* **What the task requires**
Leave out the pictures and reproduce all of the data exactly.

-- Material start --

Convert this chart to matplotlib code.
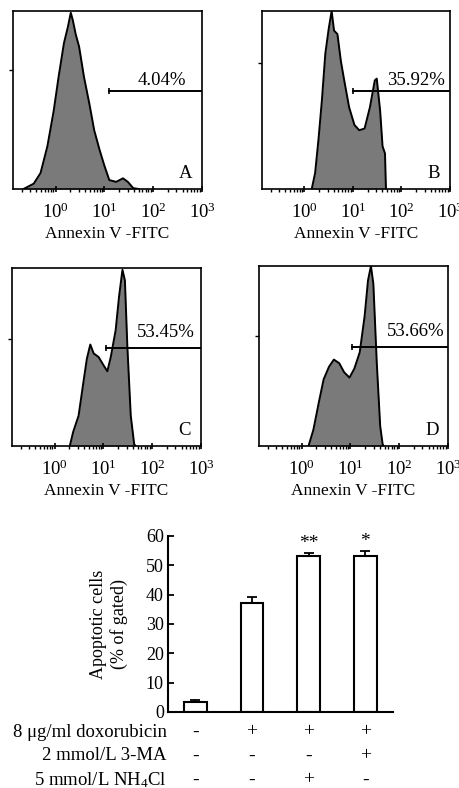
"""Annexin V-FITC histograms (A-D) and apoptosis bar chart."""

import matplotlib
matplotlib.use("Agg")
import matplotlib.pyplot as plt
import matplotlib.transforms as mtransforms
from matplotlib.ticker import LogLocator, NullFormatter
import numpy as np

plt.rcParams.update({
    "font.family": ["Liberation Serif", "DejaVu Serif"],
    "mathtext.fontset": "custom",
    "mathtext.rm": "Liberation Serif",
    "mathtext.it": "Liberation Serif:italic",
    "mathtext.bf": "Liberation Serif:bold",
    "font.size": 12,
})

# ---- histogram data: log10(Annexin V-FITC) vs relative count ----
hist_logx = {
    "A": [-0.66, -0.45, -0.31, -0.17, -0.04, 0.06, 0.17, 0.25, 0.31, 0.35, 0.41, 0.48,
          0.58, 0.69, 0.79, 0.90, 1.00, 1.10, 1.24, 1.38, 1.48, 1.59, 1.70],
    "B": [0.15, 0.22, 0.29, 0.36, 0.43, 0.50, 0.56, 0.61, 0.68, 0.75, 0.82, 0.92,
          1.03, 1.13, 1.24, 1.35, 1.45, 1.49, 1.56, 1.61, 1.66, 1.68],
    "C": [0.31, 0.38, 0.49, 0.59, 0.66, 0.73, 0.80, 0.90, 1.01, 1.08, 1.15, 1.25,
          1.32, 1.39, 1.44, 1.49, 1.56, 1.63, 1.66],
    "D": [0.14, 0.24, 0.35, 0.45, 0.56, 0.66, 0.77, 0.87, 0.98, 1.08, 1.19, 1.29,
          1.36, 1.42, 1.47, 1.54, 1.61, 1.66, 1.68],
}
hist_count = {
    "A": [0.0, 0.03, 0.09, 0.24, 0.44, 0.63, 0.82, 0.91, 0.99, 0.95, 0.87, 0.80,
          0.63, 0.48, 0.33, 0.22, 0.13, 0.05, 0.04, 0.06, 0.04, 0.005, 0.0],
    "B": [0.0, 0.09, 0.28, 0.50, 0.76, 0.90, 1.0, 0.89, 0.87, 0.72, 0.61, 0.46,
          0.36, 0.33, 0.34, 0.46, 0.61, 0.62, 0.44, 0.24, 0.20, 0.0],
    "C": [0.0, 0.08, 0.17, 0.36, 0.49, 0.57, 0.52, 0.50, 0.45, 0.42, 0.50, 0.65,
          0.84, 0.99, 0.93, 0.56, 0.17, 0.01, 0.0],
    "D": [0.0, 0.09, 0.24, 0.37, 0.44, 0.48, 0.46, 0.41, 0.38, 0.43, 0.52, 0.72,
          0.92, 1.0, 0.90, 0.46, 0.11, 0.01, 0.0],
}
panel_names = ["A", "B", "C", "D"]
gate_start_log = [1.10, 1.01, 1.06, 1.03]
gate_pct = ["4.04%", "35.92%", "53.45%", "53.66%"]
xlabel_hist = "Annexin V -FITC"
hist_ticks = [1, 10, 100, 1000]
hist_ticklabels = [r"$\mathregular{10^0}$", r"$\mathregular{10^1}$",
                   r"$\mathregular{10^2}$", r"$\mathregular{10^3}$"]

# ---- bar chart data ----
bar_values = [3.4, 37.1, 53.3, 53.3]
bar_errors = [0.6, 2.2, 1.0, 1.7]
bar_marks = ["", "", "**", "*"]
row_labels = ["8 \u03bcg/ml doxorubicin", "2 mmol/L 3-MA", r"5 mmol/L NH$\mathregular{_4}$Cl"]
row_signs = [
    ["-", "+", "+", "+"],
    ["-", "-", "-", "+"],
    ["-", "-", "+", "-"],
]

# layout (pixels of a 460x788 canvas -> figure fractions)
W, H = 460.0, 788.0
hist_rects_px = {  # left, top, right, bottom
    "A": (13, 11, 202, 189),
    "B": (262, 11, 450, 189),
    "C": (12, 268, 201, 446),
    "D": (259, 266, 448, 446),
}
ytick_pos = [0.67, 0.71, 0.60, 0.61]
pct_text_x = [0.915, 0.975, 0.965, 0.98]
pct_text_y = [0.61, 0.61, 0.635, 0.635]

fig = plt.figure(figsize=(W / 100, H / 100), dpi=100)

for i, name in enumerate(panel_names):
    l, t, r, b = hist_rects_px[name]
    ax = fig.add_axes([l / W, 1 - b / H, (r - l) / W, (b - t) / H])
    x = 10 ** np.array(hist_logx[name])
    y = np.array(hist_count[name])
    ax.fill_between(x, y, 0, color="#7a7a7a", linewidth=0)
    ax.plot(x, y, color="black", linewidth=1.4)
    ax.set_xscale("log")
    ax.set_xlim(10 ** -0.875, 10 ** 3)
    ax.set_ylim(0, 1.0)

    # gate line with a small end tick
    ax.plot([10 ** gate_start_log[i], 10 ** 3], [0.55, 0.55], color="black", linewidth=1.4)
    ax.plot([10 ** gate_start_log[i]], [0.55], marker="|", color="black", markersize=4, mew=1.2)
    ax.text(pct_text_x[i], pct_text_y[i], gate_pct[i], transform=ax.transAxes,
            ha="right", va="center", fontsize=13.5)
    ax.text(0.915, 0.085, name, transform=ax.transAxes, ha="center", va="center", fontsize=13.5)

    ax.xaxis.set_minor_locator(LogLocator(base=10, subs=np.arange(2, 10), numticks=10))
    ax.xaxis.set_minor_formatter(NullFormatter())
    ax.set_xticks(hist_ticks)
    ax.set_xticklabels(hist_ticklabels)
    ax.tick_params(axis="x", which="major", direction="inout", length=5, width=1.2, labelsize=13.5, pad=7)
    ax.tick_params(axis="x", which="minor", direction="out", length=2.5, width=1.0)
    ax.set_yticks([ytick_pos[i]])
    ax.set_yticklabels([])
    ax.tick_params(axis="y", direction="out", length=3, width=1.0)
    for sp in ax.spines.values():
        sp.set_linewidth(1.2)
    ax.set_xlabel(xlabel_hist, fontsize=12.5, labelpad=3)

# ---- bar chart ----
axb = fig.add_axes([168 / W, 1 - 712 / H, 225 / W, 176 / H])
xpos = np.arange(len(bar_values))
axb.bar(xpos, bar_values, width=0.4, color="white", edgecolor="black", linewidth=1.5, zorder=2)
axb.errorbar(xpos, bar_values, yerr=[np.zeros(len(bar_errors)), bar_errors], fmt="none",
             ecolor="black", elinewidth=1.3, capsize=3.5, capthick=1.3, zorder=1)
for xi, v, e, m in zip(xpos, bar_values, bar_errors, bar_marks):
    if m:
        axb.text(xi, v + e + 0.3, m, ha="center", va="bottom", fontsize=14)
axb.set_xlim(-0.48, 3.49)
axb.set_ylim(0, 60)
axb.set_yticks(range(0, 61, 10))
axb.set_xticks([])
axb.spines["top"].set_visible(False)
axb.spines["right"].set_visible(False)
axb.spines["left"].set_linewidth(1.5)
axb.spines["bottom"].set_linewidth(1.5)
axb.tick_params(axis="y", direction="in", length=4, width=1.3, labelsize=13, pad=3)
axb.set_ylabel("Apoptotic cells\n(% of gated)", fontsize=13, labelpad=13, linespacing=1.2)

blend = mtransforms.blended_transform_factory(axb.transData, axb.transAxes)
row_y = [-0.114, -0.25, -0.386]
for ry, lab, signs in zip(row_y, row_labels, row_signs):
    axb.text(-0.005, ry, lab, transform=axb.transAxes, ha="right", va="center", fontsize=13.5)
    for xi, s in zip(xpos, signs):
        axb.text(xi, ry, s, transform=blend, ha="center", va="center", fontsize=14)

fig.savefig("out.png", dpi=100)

-- Material end --

* **The solution**
Convert this chart to matplotlib code.
"""Annexin V-FITC histograms (A-D) and apoptosis bar chart."""

import matplotlib
matplotlib.use("Agg")
import matplotlib.pyplot as plt
import matplotlib.transforms as mtransforms
from matplotlib.ticker import LogLocator, NullFormatter
import numpy as np

plt.rcParams.update({
    "font.family": ["Liberation Serif", "DejaVu Serif"],
    "mathtext.fontset": "custom",
    "mathtext.rm": "Liberation Serif",
    "mathtext.it": "Liberation Serif:italic",
    "mathtext.bf": "Liberation Serif:bold",
    "font.size": 12,
})

# ---- histogram data: log10(Annexin V-FITC) vs relative count ----
hist_logx = {
    "A": [-0.66, -0.45, -0.31, -0.17, -0.04, 0.06, 0.17, 0.25, 0.31, 0.35, 0.41, 0.48,
          0.58, 0.69, 0.79, 0.90, 1.00, 1.10, 1.24, 1.38, 1.48, 1.59, 1.70],
    "B": [0.15, 0.22, 0.29, 0.36, 0.43, 0.50, 0.56, 0.61, 0.68, 0.75, 0.82, 0.92,
          1.03, 1.13, 1.24, 1.35, 1.45, 1.49, 1.56, 1.61, 1.66, 1.68],
    "C": [0.31, 0.38, 0.49, 0.59, 0.66, 0.73, 0.80, 0.90, 1.01, 1.08, 1.15, 1.25,
          1.32, 1.39, 1.44, 1.49, 1.56, 1.63, 1.66],
    "D": [0.14, 0.24, 0.35, 0.45, 0.56, 0.66, 0.77, 0.87, 0.98, 1.08, 1.19, 1.29,
          1.36, 1.42, 1.47, 1.54, 1.61, 1.66, 1.68],
}
hist_count = {
    "A": [0.0, 0.03, 0.09, 0.24, 0.44, 0.63, 0.82, 0.91, 0.99, 0.95, 0.87, 0.80,
          0.63, 0.48, 0.33, 0.22, 0.13, 0.05, 0.04, 0.06, 0.04, 0.005, 0.0],
    "B": [0.0, 0.09, 0.28, 0.50, 0.76, 0.90, 1.0, 0.89, 0.87, 0.72, 0.61, 0.46,
          0.36, 0.33, 0.34, 0.46, 0.61, 0.62, 0.44, 0.24, 0.20, 0.0],
    "C": [0.0, 0.08, 0.17, 0.36, 0.49, 0.57, 0.52, 0.50, 0.45, 0.42, 0.50, 0.65,
          0.84, 0.99, 0.93, 0.56, 0.17, 0.01, 0.0],
    "D": [0.0, 0.09, 0.24, 0.37, 0.44, 0.48, 0.46, 0.41, 0.38, 0.43, 0.52, 0.72,
          0.92, 1.0, 0.90, 0.46, 0.11, 0.01, 0.0],
}
panel_names = ["A", "B", "C", "D"]
gate_start_log = [1.10, 1.01, 1.06, 1.03]
gate_pct = ["4.04%", "35.92%", "53.45%", "53.66%"]
xlabel_hist = "Annexin V -FITC"
hist_ticks = [1, 10, 100, 1000]
hist_ticklabels = [r"$\mathregular{10^0}$", r"$\mathregular{10^1}$",
                   r"$\mathregular{10^2}$", r"$\mathregular{10^3}$"]

# ---- bar chart data ----
bar_values = [3.4, 37.1, 53.3, 53.3]
bar_errors = [0.6, 2.2, 1.0, 1.7]
bar_marks = ["", "", "**", "*"]
row_labels = ["8 \u03bcg/ml doxorubicin", "2 mmol/L 3-MA", r"5 mmol/L NH$\mathregular{_4}$Cl"]
row_signs = [
    ["-", "+", "+", "+"],
    ["-", "-", "-", "+"],
    ["-", "-", "+", "-"],
]

# layout (pixels of a 460x788 canvas -> figure fractions)
W, H = 460.0, 788.0
hist_rects_px = {  # left, top, right, bottom
    "A": (13, 11, 202, 189),
    "B": (262, 11, 450, 189),
    "C": (12, 268, 201, 446),
    "D": (259, 266, 448, 446),
}
ytick_pos = [0.67, 0.71, 0.60, 0.61]
pct_text_x = [0.915, 0.975, 0.965, 0.98]
pct_text_y = [0.61, 0.61, 0.635, 0.635]

fig = plt.figure(figsize=(W / 100, H / 100), dpi=100)

for i, name in enumerate(panel_names):
    l, t, r, b = hist_rects_px[name]
    ax = fig.add_axes([l / W, 1 - b / H, (r - l) / W, (b - t) / H])
    x = 10 ** np.array(hist_logx[name])
    y = np.array(hist_count[name])
    ax.fill_between(x, y, 0, color="#7a7a7a", linewidth=0)
    ax.plot(x, y, color="black", linewidth=1.4)
    ax.set_xscale("log")
    ax.set_xlim(10 ** -0.875, 10 ** 3)
    ax.set_ylim(0, 1.0)

    # gate line with a small end tick
    ax.plot([10 ** gate_start_log[i], 10 ** 3], [0.55, 0.55], color="black", linewidth=1.4)
    ax.plot([10 ** gate_start_log[i]], [0.55], marker="|", color="black", markersize=4, mew=1.2)
    ax.text(pct_text_x[i], pct_text_y[i], gate_pct[i], transform=ax.transAxes,
            ha="right", va="center", fontsize=13.5)
    ax.text(0.915, 0.085, name, transform=ax.transAxes, ha="center", va="center", fontsize=13.5)

    ax.xaxis.set_minor_locator(LogLocator(base=10, subs=np.arange(2, 10), numticks=10))
    ax.xaxis.set_minor_formatter(NullFormatter())
    ax.set_xticks(hist_ticks)
    ax.set_xticklabels(hist_ticklabels)
    ax.tick_params(axis="x", which="major", direction="inout", length=5, width=1.2, labelsize=13.5, pad=7)
    ax.tick_params(axis="x", which="minor", direction="out", length=2.5, width=1.0)
    ax.set_yticks([ytick_pos[i]])
    ax.set_yticklabels([])
    ax.tick_params(axis="y", direction="out", length=3, width=1.0)
    for sp in ax.spines.values():
        sp.set_linewidth(1.2)
    ax.set_xlabel(xlabel_hist, fontsize=12.5, labelpad=3)

# ---- bar chart ----
axb = fig.add_axes([168 / W, 1 - 712 / H, 225 / W, 176 / H])
xpos = np.arange(len(bar_values))
axb.bar(xpos, bar_values, width=0.4, color="white", edgecolor="black", linewidth=1.5, zorder=2)
axb.errorbar(xpos, bar_values, yerr=[np.zeros(len(bar_errors)), bar_errors], fmt="none",
             ecolor="black", elinewidth=1.3, capsize=3.5, capthick=1.3, zorder=1)
for xi, v, e, m in zip(xpos, bar_values, bar_errors, bar_marks):
    if m:
        axb.text(xi, v + e + 0.3, m, ha="center", va="bottom", fontsize=14)
axb.set_xlim(-0.48, 3.49)
axb.set_ylim(0, 60)
axb.set_yticks(range(0, 61, 10))
axb.set_xticks([])
axb.spines["top"].set_visible(False)
axb.spines["right"].set_visible(False)
axb.spines["left"].set_linewidth(1.5)
axb.spines["bottom"].set_linewidth(1.5)
axb.tick_params(axis="y", direction="in", length=4, width=1.3, labelsize=13, pad=3)
axb.set_ylabel("Apoptotic cells\n(% of gated)", fontsize=13, labelpad=13, linespacing=1.2)

blend = mtransforms.blended_transform_factory(axb.transData, axb.transAxes)
row_y = [-0.114, -0.25, -0.386]
for ry, lab, signs in zip(row_y, row_labels, row_signs):
    axb.text(-0.005, ry, lab, transform=axb.transAxes, ha="right", va="center", fontsize=13.5)
    for xi, s in zip(xpos, signs):
        axb.text(xi, ry, s, transform=blend, ha="center", va="center", fontsize=14)

fig.savefig("out.png", dpi=100)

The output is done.